§ **Task directions**
Without the pictures, can you quote each line below exactly?

Dataset rows
==============================

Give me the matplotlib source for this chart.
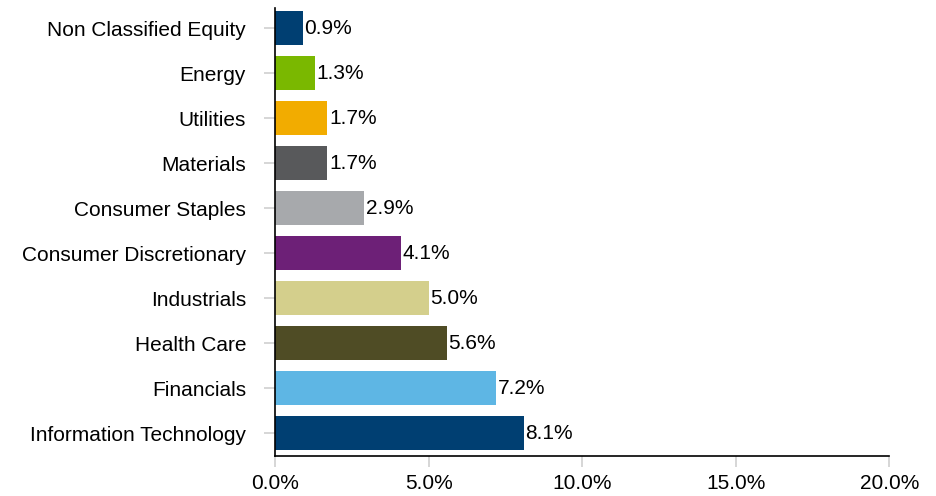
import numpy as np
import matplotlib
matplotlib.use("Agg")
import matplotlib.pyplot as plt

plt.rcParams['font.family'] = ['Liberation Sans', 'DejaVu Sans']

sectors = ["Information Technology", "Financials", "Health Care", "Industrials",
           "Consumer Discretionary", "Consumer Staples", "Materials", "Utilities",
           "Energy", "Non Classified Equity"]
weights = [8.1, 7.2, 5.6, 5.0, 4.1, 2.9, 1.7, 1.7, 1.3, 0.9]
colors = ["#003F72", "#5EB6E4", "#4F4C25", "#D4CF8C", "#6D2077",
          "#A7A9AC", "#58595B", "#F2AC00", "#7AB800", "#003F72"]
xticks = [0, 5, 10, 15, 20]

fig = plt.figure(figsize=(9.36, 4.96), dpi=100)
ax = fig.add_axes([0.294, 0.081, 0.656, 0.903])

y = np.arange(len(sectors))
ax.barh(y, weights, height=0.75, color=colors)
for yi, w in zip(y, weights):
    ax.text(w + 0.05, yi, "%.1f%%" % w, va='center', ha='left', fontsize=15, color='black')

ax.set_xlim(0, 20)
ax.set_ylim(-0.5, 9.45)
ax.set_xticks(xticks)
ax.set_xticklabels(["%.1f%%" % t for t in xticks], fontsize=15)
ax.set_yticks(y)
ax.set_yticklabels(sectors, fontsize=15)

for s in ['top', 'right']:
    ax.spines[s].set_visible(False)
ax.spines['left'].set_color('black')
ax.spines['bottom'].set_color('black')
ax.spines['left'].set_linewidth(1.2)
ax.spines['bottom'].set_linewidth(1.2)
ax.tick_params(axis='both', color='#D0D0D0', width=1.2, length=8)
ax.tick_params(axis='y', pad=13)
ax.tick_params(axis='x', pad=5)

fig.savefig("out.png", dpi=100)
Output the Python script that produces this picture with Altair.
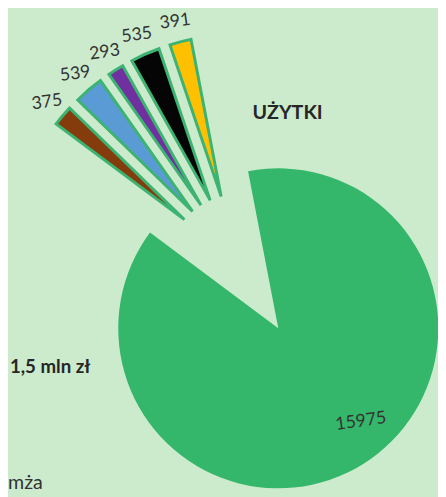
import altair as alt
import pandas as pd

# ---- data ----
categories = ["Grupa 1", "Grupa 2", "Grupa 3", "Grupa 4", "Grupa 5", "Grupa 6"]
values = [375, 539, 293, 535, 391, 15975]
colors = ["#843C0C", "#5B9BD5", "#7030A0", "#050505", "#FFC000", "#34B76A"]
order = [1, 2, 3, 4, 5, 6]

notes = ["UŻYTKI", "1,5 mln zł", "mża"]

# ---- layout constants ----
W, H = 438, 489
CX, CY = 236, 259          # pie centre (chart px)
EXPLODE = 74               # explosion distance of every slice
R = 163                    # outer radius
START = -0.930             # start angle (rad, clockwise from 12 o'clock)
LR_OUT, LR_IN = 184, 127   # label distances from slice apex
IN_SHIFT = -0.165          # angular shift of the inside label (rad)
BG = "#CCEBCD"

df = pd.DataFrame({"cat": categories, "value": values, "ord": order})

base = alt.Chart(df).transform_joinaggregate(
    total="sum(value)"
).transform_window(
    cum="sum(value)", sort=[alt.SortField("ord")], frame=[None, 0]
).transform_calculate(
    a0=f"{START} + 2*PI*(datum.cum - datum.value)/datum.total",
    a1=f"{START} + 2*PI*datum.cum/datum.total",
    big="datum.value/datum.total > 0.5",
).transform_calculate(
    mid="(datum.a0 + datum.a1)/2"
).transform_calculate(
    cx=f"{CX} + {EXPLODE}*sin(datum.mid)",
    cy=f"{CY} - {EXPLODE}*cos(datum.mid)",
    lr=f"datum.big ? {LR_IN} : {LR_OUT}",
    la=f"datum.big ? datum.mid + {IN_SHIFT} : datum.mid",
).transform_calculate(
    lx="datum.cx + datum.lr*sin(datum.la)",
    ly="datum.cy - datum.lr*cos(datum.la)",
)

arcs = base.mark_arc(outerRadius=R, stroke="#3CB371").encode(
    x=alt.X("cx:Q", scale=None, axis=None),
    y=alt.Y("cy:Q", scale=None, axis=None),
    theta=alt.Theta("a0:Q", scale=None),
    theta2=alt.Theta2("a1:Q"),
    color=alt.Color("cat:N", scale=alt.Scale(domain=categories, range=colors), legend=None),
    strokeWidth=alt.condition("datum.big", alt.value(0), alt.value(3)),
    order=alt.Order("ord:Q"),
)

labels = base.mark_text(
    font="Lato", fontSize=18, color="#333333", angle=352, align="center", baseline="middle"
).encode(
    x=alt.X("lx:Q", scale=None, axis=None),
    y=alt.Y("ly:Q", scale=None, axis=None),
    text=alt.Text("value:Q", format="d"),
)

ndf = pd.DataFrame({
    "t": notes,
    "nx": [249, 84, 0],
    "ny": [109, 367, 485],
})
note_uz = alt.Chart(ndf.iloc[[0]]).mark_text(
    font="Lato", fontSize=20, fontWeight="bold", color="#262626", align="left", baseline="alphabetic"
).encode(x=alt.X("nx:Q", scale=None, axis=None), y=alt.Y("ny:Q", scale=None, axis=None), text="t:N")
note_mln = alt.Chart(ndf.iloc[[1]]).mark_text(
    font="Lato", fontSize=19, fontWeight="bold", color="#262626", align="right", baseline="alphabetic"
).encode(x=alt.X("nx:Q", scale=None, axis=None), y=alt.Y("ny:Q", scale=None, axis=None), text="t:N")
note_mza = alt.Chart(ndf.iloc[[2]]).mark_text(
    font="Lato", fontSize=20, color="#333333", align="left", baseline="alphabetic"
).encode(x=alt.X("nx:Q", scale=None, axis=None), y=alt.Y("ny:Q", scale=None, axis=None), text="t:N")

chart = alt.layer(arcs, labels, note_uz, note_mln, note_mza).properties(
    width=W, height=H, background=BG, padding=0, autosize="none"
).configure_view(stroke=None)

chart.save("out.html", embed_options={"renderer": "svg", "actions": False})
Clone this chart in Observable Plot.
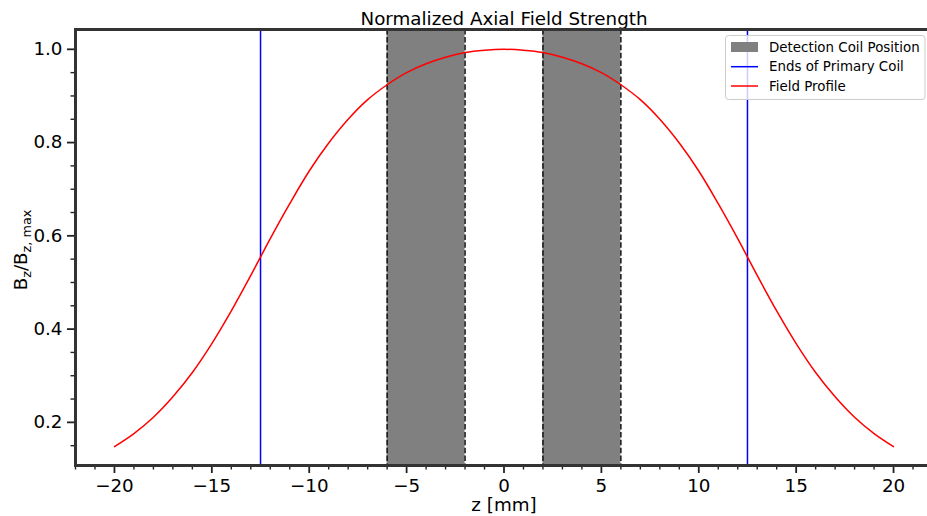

==============================

§ **Worked answer**
Give me the matplotlib source for this chart.
import numpy as np
import matplotlib
matplotlib.use("Agg")
import matplotlib.pyplot as plt

plt.rcParams['font.family'] = ['Liberation Sans', 'DejaVu Sans']

sectors = ["Information Technology", "Financials", "Health Care", "Industrials",
           "Consumer Discretionary", "Consumer Staples", "Materials", "Utilities",
           "Energy", "Non Classified Equity"]
weights = [8.1, 7.2, 5.6, 5.0, 4.1, 2.9, 1.7, 1.7, 1.3, 0.9]
colors = ["#003F72", "#5EB6E4", "#4F4C25", "#D4CF8C", "#6D2077",
          "#A7A9AC", "#58595B", "#F2AC00", "#7AB800", "#003F72"]
xticks = [0, 5, 10, 15, 20]

fig = plt.figure(figsize=(9.36, 4.96), dpi=100)
ax = fig.add_axes([0.294, 0.081, 0.656, 0.903])

y = np.arange(len(sectors))
ax.barh(y, weights, height=0.75, color=colors)
for yi, w in zip(y, weights):
    ax.text(w + 0.05, yi, "%.1f%%" % w, va='center', ha='left', fontsize=15, color='black')

ax.set_xlim(0, 20)
ax.set_ylim(-0.5, 9.45)
ax.set_xticks(xticks)
ax.set_xticklabels(["%.1f%%" % t for t in xticks], fontsize=15)
ax.set_yticks(y)
ax.set_yticklabels(sectors, fontsize=15)

for s in ['top', 'right']:
    ax.spines[s].set_visible(False)
ax.spines['left'].set_color('black')
ax.spines['bottom'].set_color('black')
ax.spines['left'].set_linewidth(1.2)
ax.spines['bottom'].set_linewidth(1.2)
ax.tick_params(axis='both', color='#D0D0D0', width=1.2, length=8)
ax.tick_params(axis='y', pad=13)
ax.tick_params(axis='x', pad=5)

fig.savefig("out.png", dpi=100)
Output the Python script that produces this picture with Altair.
import altair as alt
import pandas as pd

# ---- data ----
categories = ["Grupa 1", "Grupa 2", "Grupa 3", "Grupa 4", "Grupa 5", "Grupa 6"]
values = [375, 539, 293, 535, 391, 15975]
colors = ["#843C0C", "#5B9BD5", "#7030A0", "#050505", "#FFC000", "#34B76A"]
order = [1, 2, 3, 4, 5, 6]

notes = ["UŻYTKI", "1,5 mln zł", "mża"]

# ---- layout constants ----
W, H = 438, 489
CX, CY = 236, 259          # pie centre (chart px)
EXPLODE = 74               # explosion distance of every slice
R = 163                    # outer radius
START = -0.930             # start angle (rad, clockwise from 12 o'clock)
LR_OUT, LR_IN = 184, 127   # label distances from slice apex
IN_SHIFT = -0.165          # angular shift of the inside label (rad)
BG = "#CCEBCD"

df = pd.DataFrame({"cat": categories, "value": values, "ord": order})

base = alt.Chart(df).transform_joinaggregate(
    total="sum(value)"
).transform_window(
    cum="sum(value)", sort=[alt.SortField("ord")], frame=[None, 0]
).transform_calculate(
    a0=f"{START} + 2*PI*(datum.cum - datum.value)/datum.total",
    a1=f"{START} + 2*PI*datum.cum/datum.total",
    big="datum.value/datum.total > 0.5",
).transform_calculate(
    mid="(datum.a0 + datum.a1)/2"
).transform_calculate(
    cx=f"{CX} + {EXPLODE}*sin(datum.mid)",
    cy=f"{CY} - {EXPLODE}*cos(datum.mid)",
    lr=f"datum.big ? {LR_IN} : {LR_OUT}",
    la=f"datum.big ? datum.mid + {IN_SHIFT} : datum.mid",
).transform_calculate(
    lx="datum.cx + datum.lr*sin(datum.la)",
    ly="datum.cy - datum.lr*cos(datum.la)",
)

arcs = base.mark_arc(outerRadius=R, stroke="#3CB371").encode(
    x=alt.X("cx:Q", scale=None, axis=None),
    y=alt.Y("cy:Q", scale=None, axis=None),
    theta=alt.Theta("a0:Q", scale=None),
    theta2=alt.Theta2("a1:Q"),
    color=alt.Color("cat:N", scale=alt.Scale(domain=categories, range=colors), legend=None),
    strokeWidth=alt.condition("datum.big", alt.value(0), alt.value(3)),
    order=alt.Order("ord:Q"),
)

labels = base.mark_text(
    font="Lato", fontSize=18, color="#333333", angle=352, align="center", baseline="middle"
).encode(
    x=alt.X("lx:Q", scale=None, axis=None),
    y=alt.Y("ly:Q", scale=None, axis=None),
    text=alt.Text("value:Q", format="d"),
)

ndf = pd.DataFrame({
    "t": notes,
    "nx": [249, 84, 0],
    "ny": [109, 367, 485],
})
note_uz = alt.Chart(ndf.iloc[[0]]).mark_text(
    font="Lato", fontSize=20, fontWeight="bold", color="#262626", align="left", baseline="alphabetic"
).encode(x=alt.X("nx:Q", scale=None, axis=None), y=alt.Y("ny:Q", scale=None, axis=None), text="t:N")
note_mln = alt.Chart(ndf.iloc[[1]]).mark_text(
    font="Lato", fontSize=19, fontWeight="bold", color="#262626", align="right", baseline="alphabetic"
).encode(x=alt.X("nx:Q", scale=None, axis=None), y=alt.Y("ny:Q", scale=None, axis=None), text="t:N")
note_mza = alt.Chart(ndf.iloc[[2]]).mark_text(
    font="Lato", fontSize=20, color="#333333", align="left", baseline="alphabetic"
).encode(x=alt.X("nx:Q", scale=None, axis=None), y=alt.Y("ny:Q", scale=None, axis=None), text="t:N")

chart = alt.layer(arcs, labels, note_uz, note_mln, note_mza).properties(
    width=W, height=H, background=BG, padding=0, autosize="none"
).configure_view(stroke=None)

chart.save("out.html", embed_options={"renderer": "svg", "actions": False})
Clone this chart in Observable Plot.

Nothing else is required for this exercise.